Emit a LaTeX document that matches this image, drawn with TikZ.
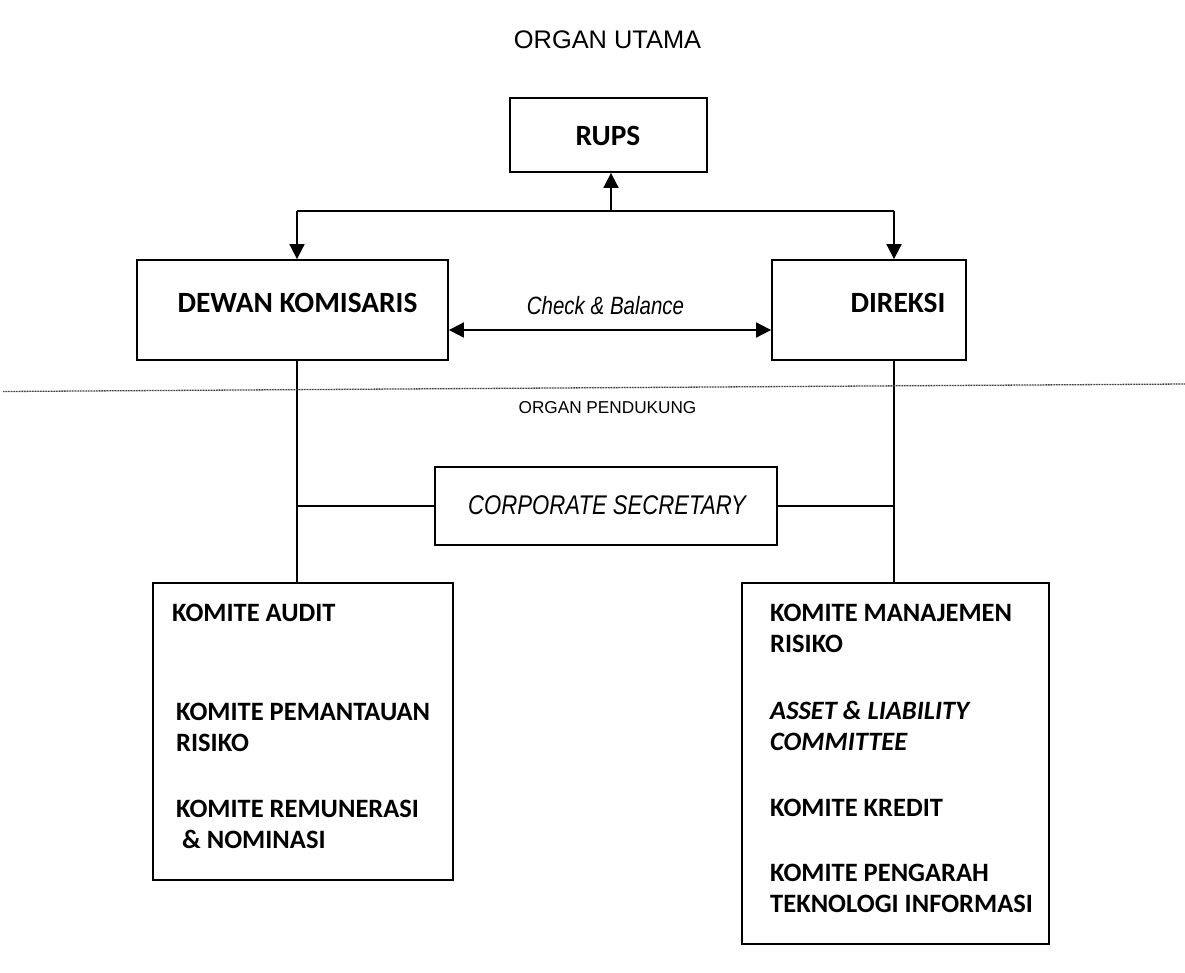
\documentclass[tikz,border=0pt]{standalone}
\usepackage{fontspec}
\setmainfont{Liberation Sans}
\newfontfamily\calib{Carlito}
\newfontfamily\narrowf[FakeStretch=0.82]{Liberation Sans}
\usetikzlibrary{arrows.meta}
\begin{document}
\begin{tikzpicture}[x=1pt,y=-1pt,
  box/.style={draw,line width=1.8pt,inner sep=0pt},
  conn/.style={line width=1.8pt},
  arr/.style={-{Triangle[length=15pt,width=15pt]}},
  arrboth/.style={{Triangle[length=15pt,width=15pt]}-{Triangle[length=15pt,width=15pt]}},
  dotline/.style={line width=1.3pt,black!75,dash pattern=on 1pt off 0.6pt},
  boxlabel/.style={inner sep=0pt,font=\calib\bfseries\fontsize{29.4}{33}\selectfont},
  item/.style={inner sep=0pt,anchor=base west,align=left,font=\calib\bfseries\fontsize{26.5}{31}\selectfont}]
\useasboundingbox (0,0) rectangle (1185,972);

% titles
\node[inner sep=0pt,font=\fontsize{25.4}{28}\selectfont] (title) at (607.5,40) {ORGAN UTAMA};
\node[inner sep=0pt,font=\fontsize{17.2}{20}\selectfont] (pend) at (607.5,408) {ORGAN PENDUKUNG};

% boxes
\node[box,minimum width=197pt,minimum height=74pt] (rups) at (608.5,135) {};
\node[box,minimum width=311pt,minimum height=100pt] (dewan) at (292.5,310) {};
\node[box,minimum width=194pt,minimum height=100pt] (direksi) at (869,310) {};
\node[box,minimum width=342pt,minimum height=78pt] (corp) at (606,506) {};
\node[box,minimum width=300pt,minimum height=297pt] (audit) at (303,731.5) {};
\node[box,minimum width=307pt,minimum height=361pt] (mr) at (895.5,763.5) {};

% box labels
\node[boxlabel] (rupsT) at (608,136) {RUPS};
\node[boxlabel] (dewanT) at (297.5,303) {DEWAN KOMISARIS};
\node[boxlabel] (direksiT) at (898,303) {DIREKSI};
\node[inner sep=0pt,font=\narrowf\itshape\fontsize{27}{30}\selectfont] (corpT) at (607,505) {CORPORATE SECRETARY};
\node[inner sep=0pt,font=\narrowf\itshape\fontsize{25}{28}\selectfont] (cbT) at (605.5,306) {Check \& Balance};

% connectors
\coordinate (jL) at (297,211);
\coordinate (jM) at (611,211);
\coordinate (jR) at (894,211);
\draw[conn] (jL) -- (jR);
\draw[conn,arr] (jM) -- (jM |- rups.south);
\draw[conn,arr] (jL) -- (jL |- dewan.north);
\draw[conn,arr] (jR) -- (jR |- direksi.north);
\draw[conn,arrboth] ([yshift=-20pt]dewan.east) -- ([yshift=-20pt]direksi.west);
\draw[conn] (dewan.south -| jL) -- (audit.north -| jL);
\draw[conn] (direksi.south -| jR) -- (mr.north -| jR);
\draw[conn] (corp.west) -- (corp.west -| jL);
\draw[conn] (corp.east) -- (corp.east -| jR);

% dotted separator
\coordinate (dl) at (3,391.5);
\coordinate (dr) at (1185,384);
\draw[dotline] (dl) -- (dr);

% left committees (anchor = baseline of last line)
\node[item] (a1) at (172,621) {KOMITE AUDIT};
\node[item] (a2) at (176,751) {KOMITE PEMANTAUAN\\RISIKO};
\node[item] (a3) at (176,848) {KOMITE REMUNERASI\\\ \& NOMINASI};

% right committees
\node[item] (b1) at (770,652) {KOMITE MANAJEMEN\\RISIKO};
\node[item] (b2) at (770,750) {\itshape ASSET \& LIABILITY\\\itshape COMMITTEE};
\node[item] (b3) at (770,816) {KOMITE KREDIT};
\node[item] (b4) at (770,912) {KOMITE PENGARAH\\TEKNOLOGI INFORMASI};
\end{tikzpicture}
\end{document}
# # # # # # #
Do this: Skip the pictures, please, and transcribe only the lines from the beginning of the material through the one that contains "width=307pt,minimum height=361pt] (mr)".

Result of the exercise:
Emit a LaTeX document that matches this image, drawn with TikZ.
\documentclass[tikz,border=0pt]{standalone}
\usepackage{fontspec}
\setmainfont{Liberation Sans}
\newfontfamily\calib{Carlito}
\newfontfamily\narrowf[FakeStretch=0.82]{Liberation Sans}
\usetikzlibrary{arrows.meta}
\begin{document}
\begin{tikzpicture}[x=1pt,y=-1pt,
  box/.style={draw,line width=1.8pt,inner sep=0pt},
  conn/.style={line width=1.8pt},
  arr/.style={-{Triangle[length=15pt,width=15pt]}},
  arrboth/.style={{Triangle[length=15pt,width=15pt]}-{Triangle[length=15pt,width=15pt]}},
  dotline/.style={line width=1.3pt,black!75,dash pattern=on 1pt off 0.6pt},
  boxlabel/.style={inner sep=0pt,font=\calib\bfseries\fontsize{29.4}{33}\selectfont},
  item/.style={inner sep=0pt,anchor=base west,align=left,font=\calib\bfseries\fontsize{26.5}{31}\selectfont}]
\useasboundingbox (0,0) rectangle (1185,972);

% titles
\node[inner sep=0pt,font=\fontsize{25.4}{28}\selectfont] (title) at (607.5,40) {ORGAN UTAMA};
\node[inner sep=0pt,font=\fontsize{17.2}{20}\selectfont] (pend) at (607.5,408) {ORGAN PENDUKUNG};

% boxes
\node[box,minimum width=197pt,minimum height=74pt] (rups) at (608.5,135) {};
\node[box,minimum width=311pt,minimum height=100pt] (dewan) at (292.5,310) {};
\node[box,minimum width=194pt,minimum height=100pt] (direksi) at (869,310) {};
\node[box,minimum width=342pt,minimum height=78pt] (corp) at (606,506) {};
\node[box,minimum width=300pt,minimum height=297pt] (audit) at (303,731.5) {};
\node[box,minimum width=307pt,minimum height=361pt] (mr) at (895.5,763.5) {};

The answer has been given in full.